When viewed over time, the amount of pastureland follows a typical sigmoid shaped growth curve, beginning low, rising exponentially, and then leveling off. While the global aggregate use of pasture has plateaued, contraction is heterogeneous, with some countries having more contraction than others. Despite the variations, there is enough of a decrease that many of the climate change models using the trend of increasing pastureland, true before this century, are less and less reliable. One fly in the ointment as it were, is that the developing countries, especially those of sub-Saharan Africa are only at the beginning of their growth phase and will be needing more and more pastureland to supply their citizens. And while reforestation and the return of native grasslands is good, preventing deforestation and grassland loss is even better.

Increases in productivity, what the Breakthrough Institute terms the Livestock Revolution, is what allows more production with less pastureland. In their words, pastureland is decoupled from production, but in truth, it is not so much uncoupled as reduced. Productivity can increase in several ways. You can increase the number of cattle raised per acre, termed stocking density, but that is not sustainable as overgrazing resulting in deterioration of the forage quality, sets a natural limit. You can breed for higher yields, as we have with chickens, although many would argue that today’s chicken is far different than the one created by natural selection. And you can improve the quality of the food cattle eat much in the way humans attempt to improve their health and diet by the quality of the foods they eat. 

The Breakthrough Institute’s solution framework involves all three of these levers.
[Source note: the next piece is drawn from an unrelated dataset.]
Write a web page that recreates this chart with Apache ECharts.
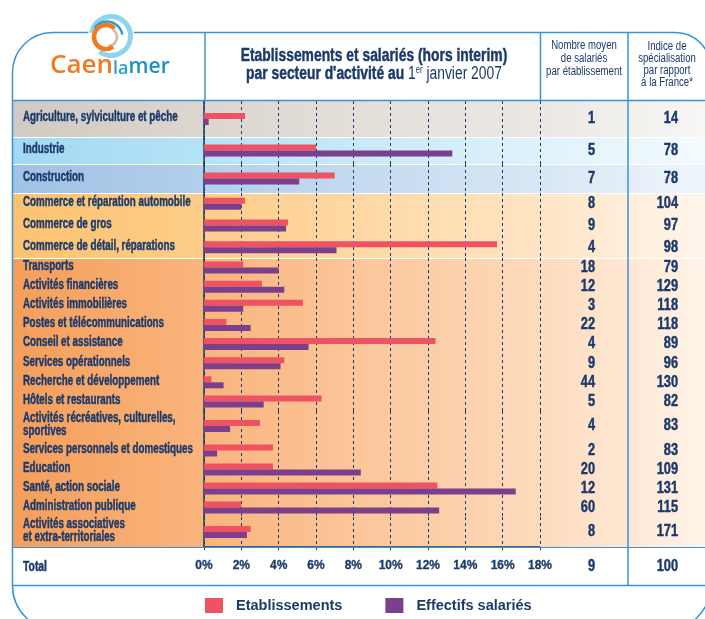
<!DOCTYPE html>
<html>
<head>
<meta charset="utf-8">
<script src="https://cdn.jsdelivr.net/npm/echarts@6/dist/echarts.min.js"></script>
<style>
html, body { margin: 0; padding: 0; background: #fff; }
#main { width: 705px; height: 619px; }
</style>
</head>
<body>
<div id="main"></div>
<script>
// secteurs d'activité
var categories = [
	"Agriculture, sylviculture et pêche",
	"Industrie",
	"Construction",
	"Commerce et réparation automobile",
	"Commerce de gros",
	"Commerce de détail, réparations",
	"Transports",
	"Activités financières",
	"Activités immobilières",
	"Postes et télécommunications",
	"Conseil et assistance",
	"Services opérationnels",
	"Recherche et développement",
	"Hôtels et restaurants",
	"Activités récréatives, culturelles,\nsportives",
	"Services personnels et domestiques",
	"Education",
	"Santé, action sociale",
	"Administration publique",
	"Activités associatives\net extra-territoriales"
];
// part des établissements (%)
var etablissements = [2.2, 6.0, 7.0, 2.2, 4.5, 15.7, 2.1, 3.1, 5.3, 1.2, 12.4, 4.3, 0.4, 6.3, 3.0, 3.7, 3.7, 12.5, 2.0, 2.5];
// part des effectifs salariés (%)
var effectifs = [0.25, 13.3, 5.1, 2.0, 4.4, 7.1, 4.0, 4.3, 2.1, 2.5, 5.6, 4.1, 1.05, 3.2, 1.4, 0.7, 8.4, 16.7, 12.6, 2.3];
// nombre moyen de salariés par établissement
var nbMoyen = [1, 5, 7, 8, 9, 4, 18, 12, 3, 22, 4, 9, 44, 5, 4, 2, 20, 12, 60, 8];
// indice de spécialisation par rapport à la France
var indice = [14, 78, 78, 104, 97, 98, 79, 129, 118, 118, 89, 96, 130, 82, 83, 83, 109, 131, 115, 171];
var totalNb = 9;
var totalIndice = 100;

var NAVY = "#1b3a6b";
var BLUE = "#3a93d4";
var RED = "#ef5262";
var PURPLE = "#7c3f8c";
var SANS = "'Liberation Sans', Arial, sans-serif";

// découpage vertical : [premier, dernier+1, haut, hauteur]
var groups = [
	[0, 1, 101, 36],
	[1, 2, 137, 27],
	[2, 3, 164, 29],
	[3, 6, 193, 65],
	[6, 14, 258, 153],
	[14, 15, 411, 30],
	[15, 19, 441, 76],
	[19, 20, 517, 30]
];

// bandes de couleur : [haut, bas, couleurs]
var bands = [
	[101, 137, ["#d1cac2", "#dcd6cf", "#ebe8e4", "#f8f7f5"]],
	[138, 164, ["#a2d9f4", "#b5e2f7", "#dff2fb", "#f4fbfe"]],
	[165, 193, ["#a0c2e4", "#b2cfec", "#d9e7f5", "#f0f5fb"]],
	[194, 258, ["#fcc270", "#fdcd88", "#ffe5c5", "#fff6ec"]],
	[259, 547, ["#f59e5a", "#f9b47c", "#fddbbd", "#fff4ea"]]
];

var grid = [], xAxis = [], yAxis = [], series = [];
groups.forEach(function(g, i){
	var last = (i == groups.length - 1);
	grid.push({ left : 204, width : 336, top : g[2], height : g[3] });
	xAxis.push({
		type : "value", gridIndex : i, min : 0, max : 18, interval : 2,
		axisLine : { show : last, lineStyle : { color : NAVY, width : 1.5 } },
		axisTick : { show : last, length : 3, lineStyle : { color : NAVY } },
		axisLabel : {
			show : last, formatter : "{value}%", margin : 13, color : NAVY,
			fontFamily : SANS, fontWeight : "bold", fontSize : 12,
			textBorderColor : NAVY, textBorderWidth : 0.3
		},
		splitLine : { show : true, lineStyle : { color : NAVY, type : [3, 3], width : 1 } }
	});
	yAxis.push({
		type : "category", gridIndex : i, inverse : true,
		data : categories.slice(g[0], g[1]),
		axisLine : { lineStyle : { color : NAVY, width : 1.5 } },
		axisTick : { length : 4, lineStyle : { color : NAVY } },
		axisLabel : { show : false }
	});
	series.push({
		name : "Etablissements", type : "bar", xAxisIndex : i, yAxisIndex : i,
		data : etablissements.slice(g[0], g[1]), barWidth : 6, barGap : "0%",
		itemStyle : { color : RED }, silent : true
	});
	series.push({
		name : "Effectifs salariés", type : "bar", xAxisIndex : i, yAxisIndex : i,
		data : effectifs.slice(g[0], g[1]), barWidth : 6, barGap : "0%",
		itemStyle : { color : PURPLE }, silent : true
	});
});

// texte comprimé horizontalement (pas de police étroite installée)
function txt(text, x, y, size, bold, align, sx, extra){
	var style = {
		text : text, x : 0, y : 0, font : (bold ? "bold " : "") + size + "px " + SANS, fill : NAVY,
		align : align, textAlign : align, verticalAlign : "middle", textVerticalAlign : "middle"
	};
	if(bold){
		style.stroke = NAVY;
		style.lineWidth = 0.45;
	}
	for(var key in extra){
		style[key] = extra[key];
	}
	return { type : "text", z : 20, x : x, y : y, scaleX : sx, style : style };
}
function line(x1, y1, x2, y2, color, w){
	return { type : "line", z : 15, shape : { x1 : x1, y1 : y1, x2 : x2, y2 : y2 }, style : { stroke : color, lineWidth : w } };
}
function arc(cx, cy, r, a0, a1, color, w){
	return { type : "arc", z : 20, shape : { cx : cx, cy : cy, r : r, startAngle : a0, endAngle : a1, clockwise : true },
		style : { stroke : color, lineWidth : w, fill : null } };
}

var graphics = [];
bands.forEach(function(b){
	graphics.push({
		type : "rect", z : -10,
		shape : { x : 13, y : b[0], width : 697, height : b[1] - b[0] },
		style : { fill : new echarts.graphic.LinearGradient(0, 0, 1, 0, [
			{ offset : 0, color : b[2][0] },
			{ offset : 0.27, color : b[2][1] },
			{ offset : 0.76, color : b[2][2] },
			{ offset : 1, color : b[2][3] }
		]) }
	});
});
// cadre
graphics.push({
	type : "rect", z : 15,
	shape : { x : 12.5, y : 32.5, width : 698, height : 598, r : [40, 35, 45, 45] },
	style : { fill : null, stroke : BLUE, lineWidth : 1.5 }
});
graphics.push(line(12.5, 100.5, 710, 100.5, BLUE, 1.5));
graphics.push(line(12.5, 547.5, 710, 547.5, BLUE, 1));
graphics.push(line(12.5, 585.5, 710, 585.5, BLUE, 1.5));
graphics.push(line(205, 32.5, 205, 100.5, BLUE, 1.5));
graphics.push(line(540.5, 32.5, 540.5, 100.5, BLUE, 1.5));
graphics.push(line(628, 32.5, 628, 585.5, BLUE, 1.5));

// titre
graphics.push(txt("Etablissements et salariés (hors interim)", 374, 56, 18, true, "center", 0.77));
graphics.push(txt("{b|par secteur d'activité au }{n|1}{s|er}{n| janvier 2007}", 374, 74, 18, true, "center", 0.77, {
	rich : {
		b : { fontFamily : SANS, fontWeight : "bold", fontSize : 18, fill : NAVY, stroke : NAVY, lineWidth : 0.45 },
		n : { fontFamily : SANS, fontSize : 18, fill : NAVY, lineWidth : 0 },
		s : { fontFamily : SANS, fontSize : 10, fill : NAVY, lineWidth : 0, padding : [0, 0, 8, 0] }
	}
}));
graphics.push(txt("Nombre moyen\nde salariés\npar établissement", 584, 59, 12, false, "center", 0.8, { lineHeight : 13 }));
graphics.push(txt("Indice de\nspécialisation\npar rapport\nà la France*", 667, 65, 12, false, "center", 0.8, { lineHeight : 12 }));

// ligne total
graphics.push(txt("Total", 23, 567, 14, true, "left", 0.74));
graphics.push(txt(String(totalNb), 595, 567, 16, true, "right", 0.8));
graphics.push(txt(String(totalIndice), 678, 567, 16, true, "right", 0.8));

// logo
graphics.push({ type : "circle", z : 16, shape : { cx : 111, cy : 36, r : 23 }, style : { fill : "#fff" } });
graphics.push(arc(111, 36, 19.5, -Math.PI * 0.95, Math.PI * 0.7, "#8fd3f0", 5));
graphics.push(arc(107, 37, 15.5, -Math.PI * 0.8, -Math.PI * 0.05, "#2a9fd6", 2.5));
graphics.push(arc(108, 37, 9, -Math.PI * 0.3, Math.PI * 0.5, "#cbc3b6", 3));
graphics.push(arc(106, 37, 12, Math.PI * 0.3, Math.PI * 1.75, "#f17a1f", 4.5));
graphics.push({
	type : "text", z : 20, x : 50, y : 66,
	style : {
		text : "{o|Caen}{l|la}{m|mer}", x : 0, y : 0,
		align : "left", textAlign : "left", verticalAlign : "middle", textVerticalAlign : "middle",
		rich : {
			o : { fontFamily : "'Open Sans'", fontWeight : 600, fontSize : 26, fill : "#f17a24" },
			l : { fontFamily : "'Open Sans'", fontWeight : 600, fontSize : 18, fill : "#2a9fd6", padding : [5, 0, 0, 0] },
			m : { fontFamily : "'Open Sans'", fontWeight : 600, fontSize : 21, fill : "#1b8fc9", padding : [3, 0, 0, 0] }
		}
	}
});

var chart = echarts.init(document.getElementById("main"));
var option = {
	animation : false,
	backgroundColor : "#fff",
	grid : grid,
	xAxis : xAxis,
	yAxis : yAxis,
	series : series,
	legend : {
		data : ["Etablissements", "Effectifs salariés"],
		left : 205, top : 598, padding : 0,
		icon : "rect", itemWidth : 18, itemHeight : 15, itemGap : 43,
		selectedMode : false,
		textStyle : { color : NAVY, fontFamily : SANS, fontWeight : "bold", fontSize : 14.5, padding : [0, 0, 0, 8] }
	},
	graphic : { elements : graphics }
};
chart.setOption(option);

// libellés et colonnes chiffrées, placés sur l'axe des catégories
var rowTexts = [];
groups.forEach(function(g, i){
	for(var k = g[0]; k < g[1]; k ++){
		var y = chart.convertToPixel({ yAxisIndex : i }, k - g[0]);
		rowTexts.push(txt(categories[k], 23, y - 1.5, 14, true, "left", 0.7, { lineHeight : 13 }));
		rowTexts.push(txt(String(nbMoyen[k]), 595, y, 16, true, "right", 0.8));
		rowTexts.push(txt(String(indice[k]), 678, y, 16, true, "right", 0.8));
	}
});
chart.setOption({ graphic : { elements : graphics.concat(rowTexts) } });
</script>
</body>
</html>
“Ensuring that animals receive an energy-rich and nutritionally balanced diet is essential for improving animal yields, and greater productivity of forages (grasses and other plants for grazing) and feed crops means more feed can be grown on less land. Additionally, cattle can be bred to be higher-yielding and better adapted to regional climates. Finally, protecting animals’ health and welfare makes them more productive.
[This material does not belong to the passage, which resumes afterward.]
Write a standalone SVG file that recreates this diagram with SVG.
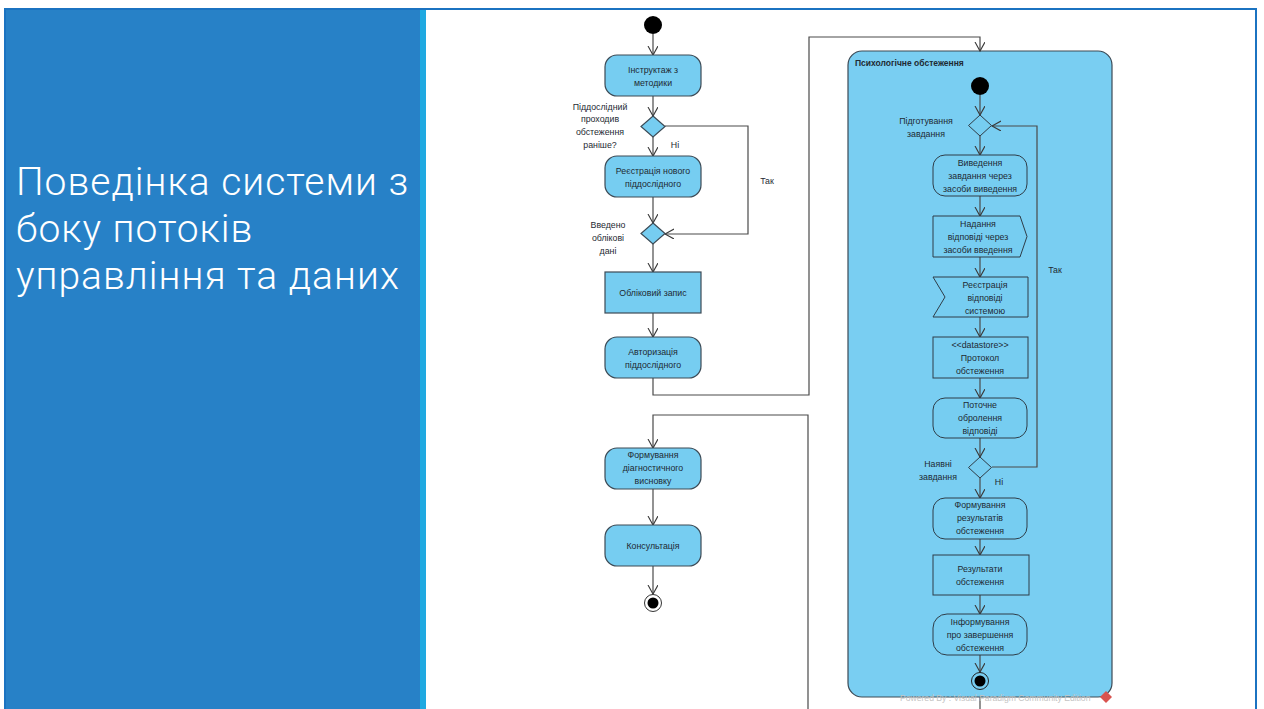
<svg xmlns="http://www.w3.org/2000/svg" width="1264" height="709" viewBox="0 0 1264 709">
  <style>
    .title { font-family: Roboto, "Open Sans", "DejaVu Sans", sans-serif; font-size: 39px; font-weight: 300; letter-spacing: 1px; fill: #ffffff; }
    .lbl { font-family: "Liberation Sans", Arial, sans-serif; font-size: 8.8px; fill: #1e2a33; text-anchor: middle; }
    .hdr { font-family: "Liberation Sans", Arial, sans-serif; font-size: 8.5px; font-weight: bold; fill: #1e2a33; }
    .node { fill: #76CDF1; stroke: #3c4a55; stroke-width: 1.2; }
    .inner { fill: #76CDF1; stroke: #2f3d48; stroke-width: 1; }
    .edge { fill: none; stroke: #4a4a4a; stroke-width: 1.2; }
    .wm { font-family: "Liberation Sans", Arial, sans-serif; font-size: 8.6px; fill: #c4c4c4; }
  </style>
  <defs>
    <marker id="open" markerWidth="12" markerHeight="12" refX="9" refY="5" orient="auto" markerUnits="userSpaceOnUse">
      <path d="M0,0 L9,5 L0,10" fill="none" stroke="#3a3a3a" stroke-width="1.1"/>
    </marker>
  </defs>

  <!-- slide background and frame -->
  <rect x="0" y="0" width="1264" height="709" fill="#ffffff"/>
  <rect x="6" y="9" width="414" height="700" fill="#2781C7"/>
  <rect x="420" y="9" width="6" height="700" fill="#1FA9E1"/>
  <path d="M5,709 L5,9 L1256,9 L1256,709" fill="none" stroke="#1B73C1" stroke-width="2"/>

  <!-- slide heading -->
  <g id="heading">
    <text class="title" x="16" y="195">Поведінка системи з<tspan x="16" dy="47">боку потоків</tspan><tspan x="16" dy="47">управління та даних</tspan></text>
  </g>

  <!-- composite activity frame -->
  <g id="psych-exam">
    <rect x="848" y="51" width="264" height="646" rx="14" fill="#79CEF2" stroke="#3c4a55" stroke-width="1.2"/>
    <text class="hdr" x="855" y="66">Психологічне обстеження</text>
  </g>

  <!-- connectors -->
  <g id="connectors">
    <!-- main column -->
    <line class="edge" x1="653" y1="34" x2="653" y2="55" marker-end="url(#open)"/>
    <line class="edge" x1="653" y1="96" x2="653" y2="116" marker-end="url(#open)"/>
    <line class="edge" x1="653" y1="137" x2="653" y2="156" marker-end="url(#open)"/>
    <polyline class="edge" points="665,126 748,126 748,234 665,234" marker-end="url(#open)"/>
    <line class="edge" x1="653" y1="197" x2="653" y2="223" marker-end="url(#open)"/>
    <line class="edge" x1="653" y1="244" x2="653" y2="272" marker-end="url(#open)"/>
    <line class="edge" x1="653" y1="313" x2="653" y2="337" marker-end="url(#open)"/>
    <polyline class="edge" points="653,378 653,395 809,395 809,37 980,37 980,51" marker-end="url(#open)"/>
    <polyline class="edge" points="808,709 808,415 653,415 653,448" marker-end="url(#open)"/>
    <line class="edge" x1="653" y1="489" x2="653" y2="525" marker-end="url(#open)"/>
    <line class="edge" x1="653" y1="566" x2="653" y2="594" marker-end="url(#open)"/>
    <line class="edge" x1="980" y1="697" x2="980" y2="709"/>
    <!-- inside the examination -->
    <line class="edge" x1="980" y1="95" x2="980" y2="115" marker-end="url(#open)"/>
    <line class="edge" x1="980" y1="136" x2="980" y2="155" marker-end="url(#open)"/>
    <line class="edge" x1="980" y1="196" x2="980" y2="216" marker-end="url(#open)"/>
    <line class="edge" x1="980" y1="257" x2="980" y2="277" marker-end="url(#open)"/>
    <line class="edge" x1="980" y1="317" x2="980" y2="337" marker-end="url(#open)"/>
    <line class="edge" x1="980" y1="378" x2="980" y2="398" marker-end="url(#open)"/>
    <line class="edge" x1="980" y1="438" x2="980" y2="457" marker-end="url(#open)"/>
    <polyline class="edge" points="992,467 1037,467 1037,126 992,126" marker-end="url(#open)"/>
    <line class="edge" x1="980" y1="478" x2="980" y2="498" marker-end="url(#open)"/>
    <line class="edge" x1="980" y1="539" x2="980" y2="555" marker-end="url(#open)"/>
    <line class="edge" x1="980" y1="595" x2="980" y2="614" marker-end="url(#open)"/>
    <line class="edge" x1="980" y1="655" x2="980" y2="672" marker-end="url(#open)"/>
  </g>

  <!-- guard labels -->
  <g id="guards">
    <text class="lbl" x="675" y="148">Ні</text>
    <text class="lbl" x="767" y="184">Так</text>
    <text class="lbl" x="1055" y="273">Так</text>
    <text class="lbl" x="999" y="485">Ні</text>
  </g>

  <!-- main column nodes -->
  <g id="start">
    <circle cx="653" cy="25" r="9" fill="#000"/>
  </g>
  <g id="instruction">
    <rect class="node" x="605" y="55" width="96" height="41" rx="12"/>
    <text class="lbl" x="653" y="73">Інструктаж з</text>
    <text class="lbl" x="653" y="86">методики</text>
  </g>
  <g id="decision-before">
    <polygon class="node" points="653,116 665,126.5 653,137 641,126.5"/>
    <text class="lbl" x="600" y="110">Піддослідний</text>
    <text class="lbl" x="600" y="122">проходив</text>
    <text class="lbl" x="600" y="135">обстеження</text>
    <text class="lbl" x="600" y="148">раніше?</text>
  </g>
  <g id="register">
    <rect class="node" x="605" y="156" width="96" height="41" rx="12"/>
    <text class="lbl" x="653" y="174">Реєстрація нового</text>
    <text class="lbl" x="653" y="187">піддослідного</text>
  </g>
  <g id="decision-data">
    <polygon class="node" points="653,223 665,233.5 653,244 641,233.5"/>
    <text class="lbl" x="608" y="228">Введено</text>
    <text class="lbl" x="608" y="241">облікові</text>
    <text class="lbl" x="608" y="254">дані</text>
  </g>
  <g id="account">
    <rect class="node" x="605" y="272" width="96" height="41"/>
    <text class="lbl" x="653" y="296">Обліковий запис</text>
  </g>
  <g id="auth">
    <rect class="node" x="605" y="337" width="96" height="41" rx="12"/>
    <text class="lbl" x="653" y="355">Авторизація</text>
    <text class="lbl" x="653" y="368">піддослідного</text>
  </g>
  <g id="diagnosis">
    <rect class="node" x="605" y="448" width="96" height="41" rx="12"/>
    <text class="lbl" x="653" y="458">Формування</text>
    <text class="lbl" x="653" y="471">діагностичного</text>
    <text class="lbl" x="653" y="484">висновку</text>
  </g>
  <g id="consult">
    <rect class="node" x="605" y="525" width="96" height="41" rx="12"/>
    <text class="lbl" x="653" y="549">Консультація</text>
  </g>
  <g id="end">
    <circle cx="653" cy="603" r="8.5" fill="#fff" stroke="#333" stroke-width="1"/>
    <circle cx="653" cy="603" r="5.5" fill="#000"/>
  </g>

  <!-- examination nodes -->
  <g id="exam-start">
    <circle cx="980" cy="86" r="9" fill="#000"/>
  </g>
  <g id="prepare">
    <polygon class="inner" points="980,115 991.5,125.5 980,136 968.5,125.5"/>
    <text class="lbl" x="926" y="124">Підготування</text>
    <text class="lbl" x="926" y="137">завдання</text>
  </g>
  <g id="output-task">
    <rect class="inner" x="933" y="155" width="94" height="41" rx="12"/>
    <text class="lbl" x="980" y="166">Виведення</text>
    <text class="lbl" x="980" y="179">завдання через</text>
    <text class="lbl" x="980" y="192">засоби виведення</text>
  </g>
  <g id="send-answer">
    <polygon class="inner" points="933,216 1020,216 1027,236.5 1020,257 933,257"/>
    <text class="lbl" x="978" y="227">Надання</text>
    <text class="lbl" x="978" y="240">відповіді через</text>
    <text class="lbl" x="978" y="253">засоби введення</text>
  </g>
  <g id="accept-answer">
    <polygon class="inner" points="933,277 1028,277 1028,317 933,317 945,297"/>
    <text class="lbl" x="985" y="288">Реєстрація</text>
    <text class="lbl" x="985" y="301">відповіді</text>
    <text class="lbl" x="985" y="314">системою</text>
  </g>
  <g id="protocol">
    <rect class="inner" x="933" y="337" width="95" height="41"/>
    <text class="lbl" x="980" y="348">&lt;&lt;datastore&gt;&gt;</text>
    <text class="lbl" x="980" y="361">Протокол</text>
    <text class="lbl" x="980" y="374">обстеження</text>
  </g>
  <g id="processing">
    <rect class="inner" x="933" y="398" width="94" height="40" rx="12"/>
    <text class="lbl" x="980" y="408">Поточне</text>
    <text class="lbl" x="980" y="421">обролення</text>
    <text class="lbl" x="980" y="434">відповіді</text>
  </g>
  <g id="tasks-left">
    <polygon class="inner" points="980,457 991.5,467.5 980,478 968.5,467.5"/>
    <text class="lbl" x="938" y="467">Наявні</text>
    <text class="lbl" x="938" y="480">завдання</text>
  </g>
  <g id="form-results">
    <rect class="inner" x="933" y="498" width="94" height="41" rx="12"/>
    <text class="lbl" x="980" y="508">Формування</text>
    <text class="lbl" x="980" y="521">результатів</text>
    <text class="lbl" x="980" y="534">обстеження</text>
  </g>
  <g id="results">
    <rect class="inner" x="933" y="555" width="96" height="40"/>
    <text class="lbl" x="980" y="572">Результати</text>
    <text class="lbl" x="980" y="585">обстеження</text>
  </g>
  <g id="inform">
    <rect class="inner" x="933" y="614" width="94" height="41" rx="14"/>
    <text class="lbl" x="980" y="625">Інформування</text>
    <text class="lbl" x="980" y="638">про завершення</text>
    <text class="lbl" x="980" y="651">обстеження</text>
  </g>
  <g id="exam-end">
    <circle cx="980" cy="681" r="8.5" fill="#79CEF2" stroke="#222" stroke-width="1"/>
    <circle cx="980" cy="681" r="5.5" fill="#000"/>
  </g>

  <!-- tool watermark -->
  <g id="watermark">
    <text class="wm" x="900" y="701">Powered By : Visual Paradigm Community Edition</text>
    <polygon points="1106,691 1112,697 1106,703 1100,697" fill="#d9534f"/>
  </g>
</svg>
There is no one-size-fits-all pathway towards higher livestock productivity. Every region and animal operation will need to identify what practices are most suitable and effective for them.”

Many countries still operate below the efficiencies that high-income countries already possess and which produced the decreases in necessary pastureland, at the very minimum those technologies can be transferred. And that transfer does not need to raise the specter of technologic imperialism or colonialism, as the report states,

“Of course, while increasing productivity is an important objective for reducing land- use change, it is one of many possible social, economic, cultural, and environmental goals, and intensification efforts should respect the integral role of livestock in the lives, livelihoods, and cultures of local communities.” [Emphasis added]

This intensification of production is not a panacea. Factory-farms have been economically efficient but not as ecologically responsible. Feedlots need not be animal versions of tenements; animal health need not be sacrificed wholly for financial savings. Sustainable food sources are not binary choices, it is not a question of entirely replacing meat, though the Impossible Burger is making inroads; nor is it a continuation of the status quo. It requires a more nuanced approach; at least I believe that is what this whitepaper is suggesting. As with  Norman Borlaug’s Green Revolution in crop productivity, newer technologies can help us manage a Livestock Revolution that is productive, financially efficient, and a better ecologic steward.

 

[1] The Breakthrough Institute's philosophy is ecomodernism, “humans can protect nature by using technology to 'decouple' anthropogenic impacts from the natural world; ...[affirming]  one long-standing environmental ideal, that humanity must shrink its impacts on the environment to make more room for nature, while we reject another, that human societies must harmonize with nature to avoid economic and ecological collapse."